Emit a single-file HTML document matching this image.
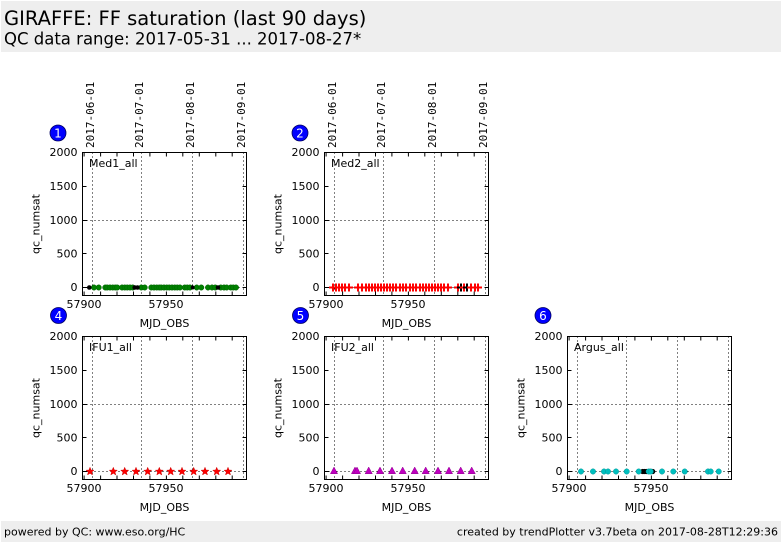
<!DOCTYPE html>
<html><head><meta charset="utf-8"><style>
html,body{margin:0;padding:0;background:#fff;}
svg{display:block;}
text{font-family:"DejaVu Sans","Liberation Sans",sans-serif;fill:#000;}
.t{font-size:11px;}
.m{font-family:"DejaVu Sans Mono","Liberation Mono",monospace;font-size:11px;}
.b{font-size:12px;fill:#fff;}
</style></head><body>
<svg width="782" height="542" viewBox="0 0 782 542" xmlns="http://www.w3.org/2000/svg">
<defs>
<g id="fr">
<path d="M92.5 152.5V295.5M141.5 152.5V295.5M192.5 152.5V295.5M243.5 152.5V295.5M82.5 220.5H246.5M82.5 287.5H246.5" stroke="#000" stroke-width="1" stroke-dasharray="1,3" fill="none"/>
<rect x="82.5" y="152.5" width="164" height="143" fill="none" stroke="#000" stroke-width="1"/>
<path d="M82.5 186.5h4M82.5 220.5h4M82.5 253.5h4M82.5 287.5h4M246.5 186.5h-4M246.5 220.5h-4M246.5 253.5h-4M246.5 287.5h-4M84.1 295.5v-4M100.6 295.5v-4M117 295.5v-4M133.5 295.5v-4M149.9 295.5v-4M166.4 295.5v-4M182.8 295.5v-4M199.3 295.5v-4M215.8 295.5v-4M232.2 295.5v-4M84.1 152.5v4M100.6 152.5v4M117 152.5v4M133.5 152.5v4M149.9 152.5v4M166.4 152.5v4M182.8 152.5v4M199.3 152.5v4M215.8 152.5v4M232.2 152.5v4" stroke="#000" stroke-width="1" fill="none"/>
</g>
<polygon id="star" points="0,-4.2 1.06,-1.46 3.99,-1.3 1.71,0.56 2.47,3.4 0,1.8 -2.47,3.4 -1.71,0.56 -3.99,-1.3 -1.06,-1.46" fill="#ff0000" stroke="#cc0000" stroke-width="0.5"/>
<polygon id="tri" points="0,-4 3.6,2.7 -3.6,2.7" fill="#bf00bf" stroke="#900090" stroke-width="0.5"/>
<path id="plus" d="M-4 0H4M0 -4V4" stroke="#ff0000" stroke-width="2" fill="none"/>
<path id="plusk" d="M-4 0H4M0 -4V4" stroke="#000" stroke-width="2" fill="none"/>
</defs>

<!-- header / footer -->
<rect x="1" y="1" width="780" height="51" fill="#eeeeee"/>
<text x="4" y="25" style="font-size:19.5px">GIRAFFE: FF saturation (last 90 days)</text>
<text x="4" y="44.5" style="font-size:16.5px">QC data range: 2017-05-31 ... 2017-08-27*</text>
<rect x="1" y="521" width="780" height="21" fill="#eeeeee"/>
<text x="4" y="535.5" class="t">powered by QC: www.eso.org/HC</text>
<text x="778" y="535.5" class="t" text-anchor="end">created by trendPlotter v3.7beta on 2017-08-28T12:29:36</text>

<!-- frames -->
<use href="#fr"/>
<use href="#fr" transform="translate(242,0)"/>
<use href="#fr" transform="translate(0,184)"/>
<use href="#fr" transform="translate(242,184)"/>
<use href="#fr" transform="translate(485,184)"/>

<!-- date labels row 1 -->
<text class="m" transform="translate(93.8,148) rotate(-90)">2017-06-01</text>
<text class="m" transform="translate(143.2,148) rotate(-90)">2017-07-01</text>
<text class="m" transform="translate(194.2,148) rotate(-90)">2017-08-01</text>
<text class="m" transform="translate(245.2,148) rotate(-90)">2017-09-01</text>
<text class="m" transform="translate(335.8,148) rotate(-90)">2017-06-01</text>
<text class="m" transform="translate(385.2,148) rotate(-90)">2017-07-01</text>
<text class="m" transform="translate(436.2,148) rotate(-90)">2017-08-01</text>
<text class="m" transform="translate(487.2,148) rotate(-90)">2017-09-01</text>

<!-- panel 1 text -->
<g>
<text class="t" x="77.5" y="156" text-anchor="end">2000</text>
<text class="t" x="77.5" y="190" text-anchor="end">1500</text>
<text class="t" x="77.5" y="224" text-anchor="end">1000</text>
<text class="t" x="77.5" y="257.5" text-anchor="end">500</text>
<text class="t" x="77.5" y="291" text-anchor="end">0</text>
<text class="t" x="84" y="308" text-anchor="middle">57900</text>
<text class="t" x="166" y="308" text-anchor="middle">57950</text>
<text class="t" x="164.5" y="327" text-anchor="middle">MJD_OBS</text>
<text class="t" transform="translate(39.5,224) rotate(-90)" text-anchor="middle">qc_numsat</text>
<text class="t" x="89" y="167">Med1_all</text>
<circle cx="58" cy="133" r="8" fill="#0000ff" stroke="#000060" stroke-width="0.8"/>
<text class="b" x="58" y="137.5" text-anchor="middle">1</text>
</g>
<g transform="translate(242,0)">
<text class="t" x="77.5" y="156" text-anchor="end">2000</text>
<text class="t" x="77.5" y="190" text-anchor="end">1500</text>
<text class="t" x="77.5" y="224" text-anchor="end">1000</text>
<text class="t" x="77.5" y="257.5" text-anchor="end">500</text>
<text class="t" x="77.5" y="291" text-anchor="end">0</text>
<text class="t" x="84" y="308" text-anchor="middle">57900</text>
<text class="t" x="166" y="308" text-anchor="middle">57950</text>
<text class="t" x="164.5" y="327" text-anchor="middle">MJD_OBS</text>
<text class="t" transform="translate(39.5,224) rotate(-90)" text-anchor="middle">qc_numsat</text>
<text class="t" x="89" y="167">Med2_all</text>
<circle cx="58" cy="133" r="8" fill="#0000ff" stroke="#000060" stroke-width="0.8"/>
<text class="b" x="58" y="137.5" text-anchor="middle">2</text>
</g>
<g transform="translate(0,184)">
<text class="t" x="77.5" y="156" text-anchor="end">2000</text>
<text class="t" x="77.5" y="190" text-anchor="end">1500</text>
<text class="t" x="77.5" y="224" text-anchor="end">1000</text>
<text class="t" x="77.5" y="257.5" text-anchor="end">500</text>
<text class="t" x="77.5" y="291" text-anchor="end">0</text>
<text class="t" x="84" y="308" text-anchor="middle">57900</text>
<text class="t" x="166" y="308" text-anchor="middle">57950</text>
<text class="t" x="164.5" y="327" text-anchor="middle">MJD_OBS</text>
<text class="t" transform="translate(39.5,224) rotate(-90)" text-anchor="middle">qc_numsat</text>
<text class="t" x="89" y="167">IFU1_all</text>
<circle cx="58.5" cy="131.5" r="8" fill="#0000ff" stroke="#000060" stroke-width="0.8"/>
<text class="b" x="58.5" y="136" text-anchor="middle">4</text>
</g>
<g transform="translate(242,184)">
<text class="t" x="77.5" y="156" text-anchor="end">2000</text>
<text class="t" x="77.5" y="190" text-anchor="end">1500</text>
<text class="t" x="77.5" y="224" text-anchor="end">1000</text>
<text class="t" x="77.5" y="257.5" text-anchor="end">500</text>
<text class="t" x="77.5" y="291" text-anchor="end">0</text>
<text class="t" x="84" y="308" text-anchor="middle">57900</text>
<text class="t" x="166" y="308" text-anchor="middle">57950</text>
<text class="t" x="164.5" y="327" text-anchor="middle">MJD_OBS</text>
<text class="t" transform="translate(39.5,224) rotate(-90)" text-anchor="middle">qc_numsat</text>
<text class="t" x="89" y="167">IFU2_all</text>
<circle cx="58.5" cy="131.5" r="8" fill="#0000ff" stroke="#000060" stroke-width="0.8"/>
<text class="b" x="58.5" y="136" text-anchor="middle">5</text>
</g>
<g transform="translate(485,184)">
<text class="t" x="77.5" y="156" text-anchor="end">2000</text>
<text class="t" x="77.5" y="190" text-anchor="end">1500</text>
<text class="t" x="77.5" y="224" text-anchor="end">1000</text>
<text class="t" x="77.5" y="257.5" text-anchor="end">500</text>
<text class="t" x="77.5" y="291" text-anchor="end">0</text>
<text class="t" x="84" y="308" text-anchor="middle">57900</text>
<text class="t" x="166" y="308" text-anchor="middle">57950</text>
<text class="t" x="164.5" y="327" text-anchor="middle">MJD_OBS</text>
<text class="t" transform="translate(39.5,224) rotate(-90)" text-anchor="middle">qc_numsat</text>
<text class="t" x="89" y="167">Argus_all</text>
<circle cx="58" cy="131.5" r="8" fill="#0000ff" stroke="#000060" stroke-width="0.8"/>
<text class="b" x="58" y="136" text-anchor="middle">6</text>
</g>

<!-- panel 1 data -->
<g fill="#008000" stroke="#006000" stroke-width="0.5">
<circle cx="94" cy="287.5" r="2.7"/><circle cx="98.7" cy="287.5" r="2.7"/><circle cx="105.3" cy="287.5" r="2.7"/><circle cx="107.3" cy="287.5" r="2.7"/><circle cx="110" cy="287.5" r="2.7"/><circle cx="112.7" cy="287.5" r="2.7"/><circle cx="115.3" cy="287.5" r="2.7"/><circle cx="117.3" cy="287.5" r="2.7"/><circle cx="122" cy="287.5" r="2.7"/><circle cx="124.7" cy="287.5" r="2.7"/><circle cx="127.3" cy="287.5" r="2.7"/><circle cx="130" cy="287.5" r="2.7"/><circle cx="132.7" cy="287.5" r="2.7"/><circle cx="141.3" cy="287.5" r="2.7"/><circle cx="144.7" cy="287.5" r="2.7"/><circle cx="151.3" cy="287.5" r="2.7"/><circle cx="154" cy="287.5" r="2.7"/><circle cx="156.7" cy="287.5" r="2.7"/><circle cx="159.3" cy="287.5" r="2.7"/><circle cx="161.3" cy="287.5" r="2.7"/><circle cx="164" cy="287.5" r="2.7"/><circle cx="166.7" cy="287.5" r="2.7"/><circle cx="169.3" cy="287.5" r="2.7"/><circle cx="172" cy="287.5" r="2.7"/><circle cx="174.7" cy="287.5" r="2.7"/><circle cx="177.3" cy="287.5" r="2.7"/><circle cx="180" cy="287.5" r="2.7"/><circle cx="184.7" cy="287.5" r="2.7"/><circle cx="187.3" cy="287.5" r="2.7"/><circle cx="190" cy="287.5" r="2.7"/><circle cx="196.7" cy="287.5" r="2.7"/><circle cx="201.3" cy="287.5" r="2.7"/><circle cx="208" cy="287.5" r="2.7"/><circle cx="212" cy="287.5" r="2.7"/><circle cx="215.3" cy="287.5" r="2.7"/><circle cx="220.7" cy="287.5" r="2.7"/><circle cx="224" cy="287.5" r="2.7"/><circle cx="226.7" cy="287.5" r="2.7"/><circle cx="230.7" cy="287.5" r="2.7"/><circle cx="233.3" cy="287.5" r="2.7"/><circle cx="236" cy="287.5" r="2.7"/>
</g>
<g fill="#000">
<circle cx="89.3" cy="287.5" r="2.3"/><circle cx="134.7" cy="287.5" r="2.3"/><circle cx="137.5" cy="287.5" r="2.3"/><circle cx="192.7" cy="287.5" r="2"/><circle cx="218" cy="287.5" r="2.3"/>
</g>

<!-- panel 2 data -->
<g>
<use href="#plus" x="333" y="287.5"/><use href="#plus" x="336" y="287.5"/><use href="#plus" x="339" y="287.5"/><use href="#plus" x="342" y="287.5"/><use href="#plus" x="345" y="287.5"/><use href="#plus" x="349" y="287.5"/>
<use href="#plus" x="358" y="287.5"/><use href="#plus" x="362" y="287.5"/><use href="#plus" x="366" y="287.5"/><use href="#plus" x="369" y="287.5"/><use href="#plus" x="372" y="287.5"/><use href="#plus" x="375" y="287.5"/><use href="#plus" x="378" y="287.5"/><use href="#plus" x="381" y="287.5"/><use href="#plus" x="384" y="287.5"/><use href="#plus" x="387" y="287.5"/><use href="#plus" x="390" y="287.5"/><use href="#plus" x="393" y="287.5"/><use href="#plus" x="396" y="287.5"/>
<use href="#plus" x="400" y="287.5"/><use href="#plus" x="403" y="287.5"/><use href="#plus" x="406" y="287.5"/><use href="#plus" x="410" y="287.5"/><use href="#plus" x="413" y="287.5"/><use href="#plus" x="416" y="287.5"/><use href="#plus" x="420" y="287.5"/><use href="#plus" x="423" y="287.5"/><use href="#plus" x="426" y="287.5"/><use href="#plus" x="429" y="287.5"/><use href="#plus" x="432" y="287.5"/><use href="#plus" x="435" y="287.5"/><use href="#plus" x="438" y="287.5"/><use href="#plus" x="441" y="287.5"/><use href="#plus" x="444" y="287.5"/><use href="#plus" x="448" y="287.5"/>
<use href="#plus" x="458" y="287.5"/><use href="#plusk" x="461" y="287.5"/><use href="#plus" x="464" y="287.5"/><use href="#plusk" x="467" y="287.5"/><use href="#plus" x="471" y="287.5"/><use href="#plus" x="475" y="287.5"/><use href="#plus" x="478" y="287.5"/>
</g>

<!-- panel 4 data -->
<g>
<use href="#star" x="90" y="471.5"/><use href="#star" x="113.3" y="471.5"/><use href="#star" x="124.7" y="471.5"/><use href="#star" x="136" y="471.5"/><use href="#star" x="147.7" y="471.5"/><use href="#star" x="159.3" y="471.5"/><use href="#star" x="170.7" y="471.5"/><use href="#star" x="182" y="471.5"/><use href="#star" x="193.7" y="471.5"/><use href="#star" x="205" y="471.5"/><use href="#star" x="216.7" y="471.5"/><use href="#star" x="228" y="471.5"/>
</g>

<!-- panel 5 data -->
<g>
<use href="#tri" x="334" y="471"/><use href="#tri" x="355" y="471"/><use href="#tri" x="357" y="471"/><use href="#tri" x="368.7" y="471"/><use href="#tri" x="380" y="471"/><use href="#tri" x="392" y="471"/><use href="#tri" x="402.7" y="471"/><use href="#tri" x="414.7" y="471"/><use href="#tri" x="425.7" y="471"/><use href="#tri" x="438" y="471"/><use href="#tri" x="449" y="471"/><use href="#tri" x="460.7" y="471"/><use href="#tri" x="471.7" y="471"/>
</g>

<!-- panel 6 data -->
<g fill="#000">
<circle cx="642.7" cy="471.5" r="2.6"/><circle cx="644.7" cy="471.5" r="2.6"/><circle cx="646.7" cy="471.5" r="2.6"/><circle cx="652.7" cy="471.5" r="2.6"/>
</g>
<g fill="#00bfbf" stroke="#009a9a" stroke-width="0.5">
<circle cx="581" cy="471.5" r="2.7"/><circle cx="593" cy="471.5" r="2.7"/><circle cx="604" cy="471.5" r="2.7"/><circle cx="608" cy="471.5" r="2.7"/><circle cx="616" cy="471.5" r="2.7"/><circle cx="626.7" cy="471.5" r="2.7"/><circle cx="638.7" cy="471.5" r="2.7"/><circle cx="648.7" cy="471.5" r="2.7"/><circle cx="650.7" cy="471.5" r="2.7"/><circle cx="662" cy="471.5" r="2.7"/><circle cx="673.3" cy="471.5" r="2.7"/><circle cx="684.7" cy="471.5" r="2.7"/><circle cx="708" cy="471.5" r="2.7"/><circle cx="710.7" cy="471.5" r="2.7"/><circle cx="718.7" cy="471.5" r="2.7"/>
</g>
</svg>
</body></html>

• • • • • • •

> _What you will do_
Repeat the lines exactly as they stand, from the opening line of the data through the line with "v3.7beta on 2017-08-28T12:29:36</text>". Pictures stay out of the copy.

> _Full output_
Emit a single-file HTML document matching this image.
<!DOCTYPE html>
<html><head><meta charset="utf-8"><style>
html,body{margin:0;padding:0;background:#fff;}
svg{display:block;}
text{font-family:"DejaVu Sans","Liberation Sans",sans-serif;fill:#000;}
.t{font-size:11px;}
.m{font-family:"DejaVu Sans Mono","Liberation Mono",monospace;font-size:11px;}
.b{font-size:12px;fill:#fff;}
</style></head><body>
<svg width="782" height="542" viewBox="0 0 782 542" xmlns="http://www.w3.org/2000/svg">
<defs>
<g id="fr">
<path d="M92.5 152.5V295.5M141.5 152.5V295.5M192.5 152.5V295.5M243.5 152.5V295.5M82.5 220.5H246.5M82.5 287.5H246.5" stroke="#000" stroke-width="1" stroke-dasharray="1,3" fill="none"/>
<rect x="82.5" y="152.5" width="164" height="143" fill="none" stroke="#000" stroke-width="1"/>
<path d="M82.5 186.5h4M82.5 220.5h4M82.5 253.5h4M82.5 287.5h4M246.5 186.5h-4M246.5 220.5h-4M246.5 253.5h-4M246.5 287.5h-4M84.1 295.5v-4M100.6 295.5v-4M117 295.5v-4M133.5 295.5v-4M149.9 295.5v-4M166.4 295.5v-4M182.8 295.5v-4M199.3 295.5v-4M215.8 295.5v-4M232.2 295.5v-4M84.1 152.5v4M100.6 152.5v4M117 152.5v4M133.5 152.5v4M149.9 152.5v4M166.4 152.5v4M182.8 152.5v4M199.3 152.5v4M215.8 152.5v4M232.2 152.5v4" stroke="#000" stroke-width="1" fill="none"/>
</g>
<polygon id="star" points="0,-4.2 1.06,-1.46 3.99,-1.3 1.71,0.56 2.47,3.4 0,1.8 -2.47,3.4 -1.71,0.56 -3.99,-1.3 -1.06,-1.46" fill="#ff0000" stroke="#cc0000" stroke-width="0.5"/>
<polygon id="tri" points="0,-4 3.6,2.7 -3.6,2.7" fill="#bf00bf" stroke="#900090" stroke-width="0.5"/>
<path id="plus" d="M-4 0H4M0 -4V4" stroke="#ff0000" stroke-width="2" fill="none"/>
<path id="plusk" d="M-4 0H4M0 -4V4" stroke="#000" stroke-width="2" fill="none"/>
</defs>

<!-- header / footer -->
<rect x="1" y="1" width="780" height="51" fill="#eeeeee"/>
<text x="4" y="25" style="font-size:19.5px">GIRAFFE: FF saturation (last 90 days)</text>
<text x="4" y="44.5" style="font-size:16.5px">QC data range: 2017-05-31 ... 2017-08-27*</text>
<rect x="1" y="521" width="780" height="21" fill="#eeeeee"/>
<text x="4" y="535.5" class="t">powered by QC: www.eso.org/HC</text>
<text x="778" y="535.5" class="t" text-anchor="end">created by trendPlotter v3.7beta on 2017-08-28T12:29:36</text>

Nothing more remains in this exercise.